• **GOAL OF THE EXERCISE**
All lines from the top of the records below through the line holding "Range1d(-(H - CY0)", and only those, should be printed exactly, minus the pictures.

• **AVAILABLE DATA**
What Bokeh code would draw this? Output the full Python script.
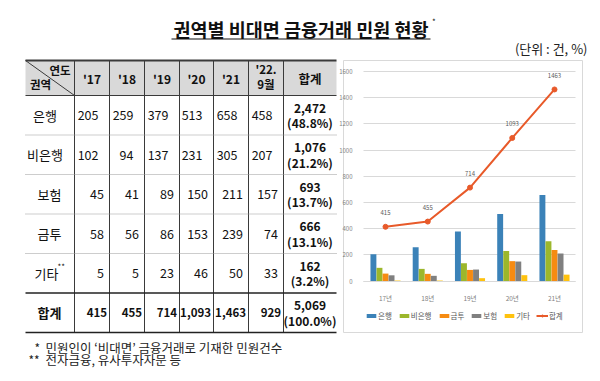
from bokeh.plotting import figure
from bokeh.models import (Range1d, Legend, LegendItem, ColumnDataSource, FixedTicker,
                          LinearAxis, Grid)
from bokeh.embed import file_html
from bokeh.resources import INLINE
from bokeh.core.properties import value

FONT = "Noto Sans CJK KR"

# ---------------- data ----------------
title_text = "권역별 비대면 금융거래 민원 현황"
unit_text = "(단위 : 건, %)"
year_headers = ["'17", "'18", "'19", "'20", "'21", "'22.\n9월"]
total_header = "합계"
sectors = ["은행", "비은행", "보험", "금투", "기타"]
bank = [205, 259, 379, 513, 658, 458]
nonbank = [102, 94, 137, 231, 305, 207]
insurance = [45, 41, 89, 150, 211, 157]
invest = [58, 56, 86, 153, 239, 74]
other = [5, 5, 23, 46, 50, 33]
total_label = "합계"
yearly_total = [415, 455, 714, 1093, 1463, 929]
sector_sum = [2472, 1076, 693, 666, 162]
grand_total = 5069
sector_share = [48.8, 21.2, 13.7, 13.1, 3.2]
grand_share = 100.0
footnote1 = "민원인이 ‘비대면’ 금융거래로 기재한 민원건수"
footnote2 = "전자금융, 유사투자자문 등"

chart_years = ["17년", "18년", "19년", "20년", "21년"]
chart_series = ["은행", "비은행", "금투", "보험", "기타"]
chart_total_name = "합계"
y_ticks = [0, 200, 400, 600, 800, 1000, 1200, 1400, 1600]

# ---------------- styles / layout (page pixels) ----------------
W, H = 600, 381
C_BANK, C_NONBANK, C_INVEST, C_INS, C_OTHER = "#3B82B8", "#9CB72C", "#F68B12", "#808080", "#FFC20E"
C_LINE = "#E85A2A"
col_edges = [25, 74, 109, 144, 179, 213, 248, 283, 336]
row_edges = [60, 95, 134.5, 174, 213.5, 253, 292.5, 332]
# chart geometry anchors
CX0, CSTEP = 385.0, 42.25          # page x of first category centre, px per category
CY0, CY1600 = 280.7, 71.0          # page y of value 0 and 1600
ppu = (CY0 - CY1600) / 1600.0

p = figure(width=W, height=H, x_range=Range1d(0, W), y_range=Range1d(H, 0),
           x_axis_type=None, y_axis_type=None, toolbar_location=None,
           output_backend="svg", min_border=0)
p.outline_line_color = None
p.grid.visible = False
p.background_fill_color = "white"
p.border_fill_color = "white"
p.extra_x_ranges = {"cx": Range1d((0 - CX0) / CSTEP, (W - CX0) / CSTEP)}
p.extra_y_ranges = {"cy": Range1d(-(H - CY0) / ppu, 1600 + CY1600 / ppu)}


def txt(x, y, t, size, bold=False, align="center", color="#111111"):
    p.text(x=x, y=y, text=t, text_font=value(FONT), text_font_size=size,
           text_font_style="bold" if bold else "normal", text_align=align,
           text_baseline="middle", text_color=color)


# ---------------- title ----------------
txt([300.5], [28], [title_text], "18.5px", bold=True)
txt([431.5], [21], ["*"], "8px", align="left")
p.segment(x0=[171], y0=[38.5], x1=[430], y1=[38.5], line_color="#111111", line_width=1.2)
txt([587], [48], [unit_text], "13px", align="right", color="#222222")

# ---------------- table ----------------
L, R = col_edges[0], col_edges[-1]
p.quad(left=[L], right=[R], top=[row_edges[0]], bottom=[row_edges[1]],
       fill_color="#D9D9D9", line_color=None)
for xe in col_edges[1:-1]:
    p.segment(x0=[xe], y0=[row_edges[0]], x1=[xe], y1=[row_edges[-1]], line_color="#3a3a3a", line_width=1)
p.segment(x0=[L], y0=[row_edges[0]], x1=[R], y1=[row_edges[0]], line_color="#3a3a3a", line_width=2)
p.segment(x0=[L], y0=[row_edges[1]], x1=[R], y1=[row_edges[1]], line_color="#3a3a3a", line_width=1)
for ye in row_edges[2:6]:
    p.segment(x0=[L], y0=[ye], x1=[R], y1=[ye], line_color="#9a9a9a", line_width=1, line_dash="1 1")
p.segment(x0=[L], y0=[row_edges[6]], x1=[R], y1=[row_edges[6]], line_color="#222222", line_width=1.6)
p.segment(x0=[L], y0=[row_edges[7]], x1=[R], y1=[row_edges[7]], line_color="#222222", line_width=1.6)
p.segment(x0=[L], y0=[row_edges[0]], x1=[col_edges[1]], y1=[row_edges[1]], line_color="#3a3a3a", line_width=1)
txt([59.5], [69.5], ["연도"], "11.5px", bold=True)
txt([40], [83], ["권역"], "11.5px", bold=True)

hdr_y = (row_edges[0] + row_edges[1]) / 2
for j, h in enumerate(year_headers):
    cx = (col_edges[j + 1] + col_edges[j + 2]) / 2
    parts = h.split("\n")
    if len(parts) == 1:
        txt([cx], [hdr_y], [h], "12px", bold=True)
    else:
        for k, ptxt in enumerate(parts):
            txt([cx], [hdr_y - 9 + 15 * k], [ptxt], "11.5px", bold=True)
tcx = (col_edges[-2] + col_edges[-1]) / 2
txt([tcx], [hdr_y], [total_header], "12.5px", bold=True)

rows_vals = [bank, nonbank, insurance, invest, other]
label_cx = [44.5, 44.5, 49, 49, 46]
num_pad = [11, 11, 5.5, 5.5, 5.5]
for i, (name, vals) in enumerate(zip(sectors, rows_vals)):
    cy = (row_edges[i + 1] + row_edges[i + 2]) / 2
    txt([label_cx[i]], [cy], [name], "13px")
    if name == "기타":
        txt([57], [cy - 7], ["**"], "8px", align="left")
    xs = [col_edges[j + 2] - num_pad[i] for j in range(len(vals))]
    txt(xs, [cy] * len(vals), [f"{v:,}" for v in vals], "12.5px", align="right")
    txt([tcx, tcx], [cy - 7, cy + 7.5], [f"{sector_sum[i]:,}", f"({sector_share[i]:.1f}%)"],
        "12px", bold=True)

cy = (row_edges[6] + row_edges[7]) / 2
txt([49], [cy], [total_label], "13px", bold=True)
xs = [col_edges[j + 2] - 2.5 for j in range(len(yearly_total))]
txt(xs, [cy] * len(yearly_total), [f"{v:,}" for v in yearly_total], "11.5px", bold=True, align="right")
txt([tcx, tcx], [cy - 7, cy + 7.5], [f"{grand_total:,}", f"({grand_share:.1f}%)"], "12px", bold=True)

# ---------------- footnotes ----------------
txt([34, 28], [346.5, 358.5], ["*", "**"], "12px", align="left", color="#222222")
txt([45, 45], [346.5, 358.5], [footnote1, footnote2], "12.5px", align="left", color="#222222")

# ---------------- chart ----------------
p.quad(left=[343], right=[582], top=[60], bottom=[332], fill_color=None, line_color="#D9D9D9", line_width=1)

n = len(chart_years)
idx = list(range(n))
gx0, gx1 = (363 - CX0) / CSTEP, (575 - CX0) / CSTEP
if "cross_bounds" in Grid.properties():
    grid = Grid(dimension=1, ticker=FixedTicker(ticks=y_ticks), x_range_name="cx", y_range_name="cy",
                cross_bounds=(gx0, gx1), grid_line_color="#D9D9D9", grid_line_width=1)
    p.add_layout(grid)
else:
    p.segment(x0=[gx0] * len(y_ticks), x1=[gx1] * len(y_ticks), y0=y_ticks, y1=y_ticks,
              x_range_name="cx", y_range_name="cy", line_color="#D9D9D9", line_width=1)

yax = LinearAxis(y_range_name="cy", fixed_location=363, ticker=FixedTicker(ticks=y_ticks),
                 bounds=(0, 1600))
xax = LinearAxis(x_range_name="cx", y_range_name="cy", fixed_location=0,
                 ticker=FixedTicker(ticks=idx),
                 major_label_overrides={i: chart_years[i] for i in idx}, bounds=(gx0, gx1))
for ax in (xax, yax):
    ax.major_tick_line_color = None
    ax.minor_tick_line_color = None
    ax.major_label_text_font = FONT
    ax.major_label_text_color = "#7F7F7F"
yax.axis_line_color = None
xax.axis_line_color = "#D9D9D9"
yax.major_label_text_font_size = "6px"
xax.major_label_text_font_size = "6.5px"
yax.major_label_standoff = 5
xax.major_label_standoff = 6
p.add_layout(yax, "left")
p.add_layout(xax, "below")

src = ColumnDataSource(dict(
    i=idx,
    bank=bank[:n], nonbank=nonbank[:n], invest=invest[:n], ins=insurance[:n], other=other[:n],
    total=yearly_total[:n], total_txt=[str(v) for v in yearly_total[:n]],
))
bw = 0.143
cols = [("bank", C_BANK), ("nonbank", C_NONBANK), ("invest", C_INVEST), ("ins", C_INS), ("other", C_OTHER)]
items = []
for k, (field, color) in enumerate(cols):
    off = (k - 2) * bw
    src.data["x_" + field] = [v + off for v in idx]
    r = p.vbar(x="x_" + field, top=field, width=bw * 0.98, source=src, bottom=0,
               x_range_name="cx", y_range_name="cy", fill_color=color, line_color=None)
    items.append(LegendItem(label=chart_series[k], renderers=[r]))
lr = p.line(x="i", y="total", source=src, x_range_name="cx", y_range_name="cy",
            line_color=C_LINE, line_width=2)
sr = p.scatter(x="i", y="total", source=src, x_range_name="cx", y_range_name="cy",
               marker="circle", size=5, fill_color=C_LINE, line_color=C_LINE)
p.text(x="i", y="total", text="total_txt", source=src, x_range_name="cx", y_range_name="cy",
       text_font=value(FONT), text_font_size="6px", text_color="#595959",
       text_align="center", text_baseline="middle", y_offset=-14)
items.append(LegendItem(label=chart_total_name, renderers=[lr, sr]))

legend = Legend(items=items, orientation="horizontal", location=(365, 60),
                label_text_font=FONT, label_text_font_size="7.5px", label_text_color="#595959",
                glyph_width=12, glyph_height=5, label_standoff=1, spacing=6,
                label_height=8, label_width=0, padding=0, margin=0,
                border_line_color=None, background_fill_alpha=0)
p.add_layout(legend)

open("out.html", "w").write(file_html(p, INLINE))
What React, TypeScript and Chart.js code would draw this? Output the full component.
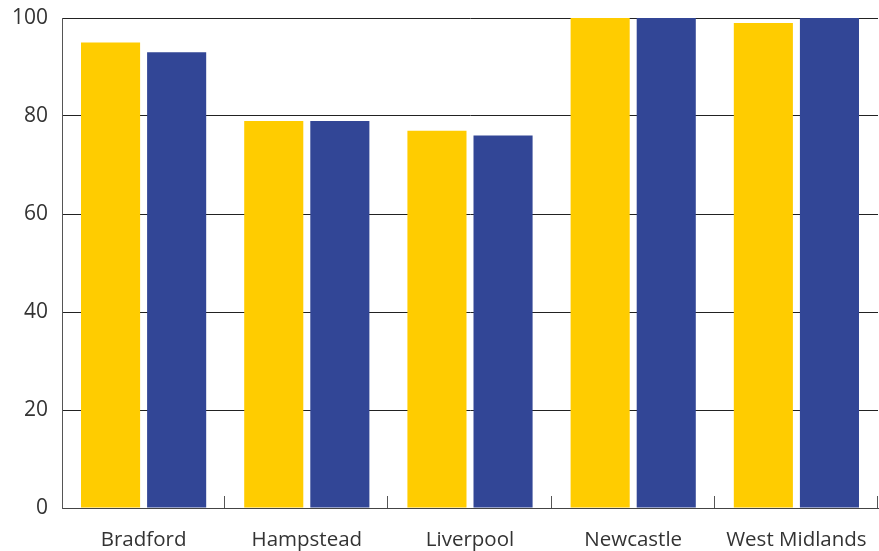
import React, { useEffect, useRef } from "react";
import { Chart, registerables } from "chart.js";

Chart.register(...registerables);

const categories = ["Bradford", "Hampstead", "Liverpool", "Newcastle", "West Midlands"];
const seriesA = [95, 79, 77, 100, 99];
const seriesB = [93, 79, 76, 100, 100];
const yTicks = [0, 20, 40, 60, 80, 100];

const FONT = "'Open Sans', 'DejaVu Sans', sans-serif";

// Short upward tick marks on the category axis, between categories
const categoryTicks = {
  id: "categoryTicks",
  afterDatasetsDraw(chart: any) {
    const { ctx, chartArea, scales } = chart;
    const x = scales.x;
    const n = categories.length;
    const step = (chartArea.right - chartArea.left) / n;
    ctx.save();
    ctx.strokeStyle = "#555";
    ctx.lineWidth = 1;
    for (let i = 1; i <= n; i++) {
      const px = Math.round(x.left + step * i) - 0.5;
      ctx.beginPath();
      ctx.moveTo(px, chartArea.bottom);
      ctx.lineTo(px, chartArea.bottom - 12);
      ctx.stroke();
    }
    ctx.restore();
  },
};

export default function App() {
  const ref = useRef<HTMLCanvasElement | null>(null);

  useEffect(() => {
    document.body.style.margin = "0";
    const canvas = ref.current;
    if (!canvas) return;
    const chart = new Chart(canvas, {
      type: "bar",
      data: {
        labels: categories,
        datasets: [
          {
            data: seriesA,
            backgroundColor: "#FFCC00",
            borderWidth: 0,
            categoryPercentage: 0.81,
            barPercentage: 0.894,
          },
          {
            data: seriesB,
            backgroundColor: "#324696",
            borderWidth: 0,
            categoryPercentage: 0.81,
            barPercentage: 0.894,
          },
        ],
      },
      options: {
        responsive: false,
        animation: false,
        layout: { padding: { top: 18, right: 1, left: 0, bottom: 0 } },
        plugins: {
          legend: { display: false },
          tooltip: { enabled: false },
        },
        scales: {
          x: {
            grid: { display: false },
            border: { display: true, color: "#444", width: 1 },
            ticks: {
              color: "#333",
              padding: 12,
              font: { family: FONT, size: 20.5 },
            },
            afterFit(scale: any) {
              scale.height = 43;
            },
          },
          y: {
            min: 0,
            max: 100,
            afterBuildTicks(scale: any) {
              scale.ticks = yTicks.map((v) => ({ value: v }));
            },
            grid: { color: "#222", lineWidth: 1, drawTicks: false },
            border: { display: true, color: "#555", width: 1 },
            ticks: {
              color: "#333",
              padding: 14,
              font: { family: FONT, size: 21 },
            },
            afterFit(scale: any) {
              scale.width = 62;
              scale.paddingTop = 0;
              scale.paddingBottom = 0;
            },
          },
        },
      },
      plugins: [categoryTicks],
    });
    return () => chart.destroy();
  }, []);

  return (
    <div style={{ width: 879, height: 551, background: "#fff" }}>
      <canvas ref={ref} width={879} height={551} style={{ display: "block" }} />
    </div>
  );
}
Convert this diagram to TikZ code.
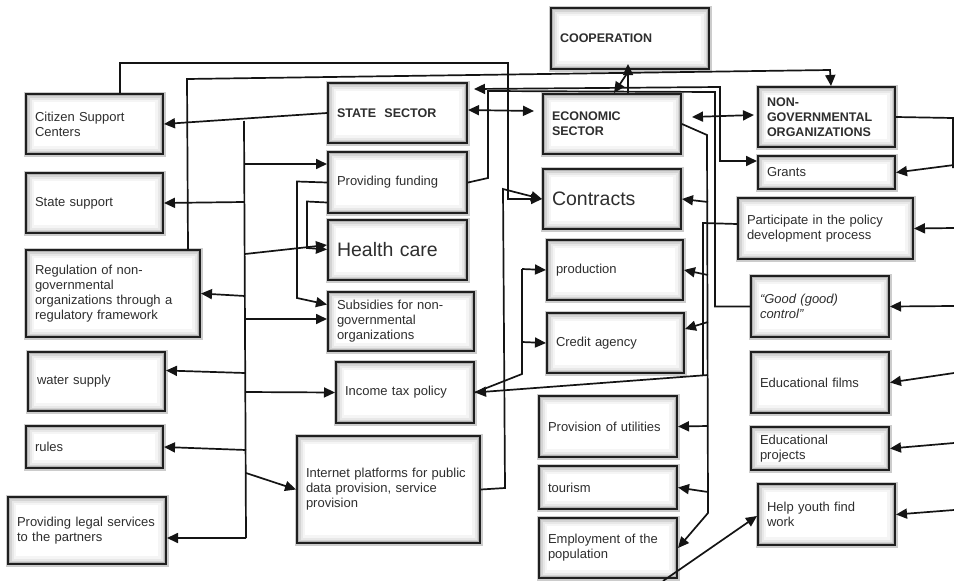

• **FULL RESPONSE**
What Bokeh code would draw this? Output the full Python script.
from bokeh.plotting import figure
from bokeh.models import (Range1d, Legend, LegendItem, ColumnDataSource, FixedTicker,
                          LinearAxis, Grid)
from bokeh.embed import file_html
from bokeh.resources import INLINE
from bokeh.core.properties import value

FONT = "Noto Sans CJK KR"

# ---------------- data ----------------
title_text = "권역별 비대면 금융거래 민원 현황"
unit_text = "(단위 : 건, %)"
year_headers = ["'17", "'18", "'19", "'20", "'21", "'22.\n9월"]
total_header = "합계"
sectors = ["은행", "비은행", "보험", "금투", "기타"]
bank = [205, 259, 379, 513, 658, 458]
nonbank = [102, 94, 137, 231, 305, 207]
insurance = [45, 41, 89, 150, 211, 157]
invest = [58, 56, 86, 153, 239, 74]
other = [5, 5, 23, 46, 50, 33]
total_label = "합계"
yearly_total = [415, 455, 714, 1093, 1463, 929]
sector_sum = [2472, 1076, 693, 666, 162]
grand_total = 5069
sector_share = [48.8, 21.2, 13.7, 13.1, 3.2]
grand_share = 100.0
footnote1 = "민원인이 ‘비대면’ 금융거래로 기재한 민원건수"
footnote2 = "전자금융, 유사투자자문 등"

chart_years = ["17년", "18년", "19년", "20년", "21년"]
chart_series = ["은행", "비은행", "금투", "보험", "기타"]
chart_total_name = "합계"
y_ticks = [0, 200, 400, 600, 800, 1000, 1200, 1400, 1600]

# ---------------- styles / layout (page pixels) ----------------
W, H = 600, 381
C_BANK, C_NONBANK, C_INVEST, C_INS, C_OTHER = "#3B82B8", "#9CB72C", "#F68B12", "#808080", "#FFC20E"
C_LINE = "#E85A2A"
col_edges = [25, 74, 109, 144, 179, 213, 248, 283, 336]
row_edges = [60, 95, 134.5, 174, 213.5, 253, 292.5, 332]
# chart geometry anchors
CX0, CSTEP = 385.0, 42.25          # page x of first category centre, px per category
CY0, CY1600 = 280.7, 71.0          # page y of value 0 and 1600
ppu = (CY0 - CY1600) / 1600.0

p = figure(width=W, height=H, x_range=Range1d(0, W), y_range=Range1d(H, 0),
           x_axis_type=None, y_axis_type=None, toolbar_location=None,
           output_backend="svg", min_border=0)
p.outline_line_color = None
p.grid.visible = False
p.background_fill_color = "white"
p.border_fill_color = "white"
p.extra_x_ranges = {"cx": Range1d((0 - CX0) / CSTEP, (W - CX0) / CSTEP)}
p.extra_y_ranges = {"cy": Range1d(-(H - CY0) / ppu, 1600 + CY1600 / ppu)}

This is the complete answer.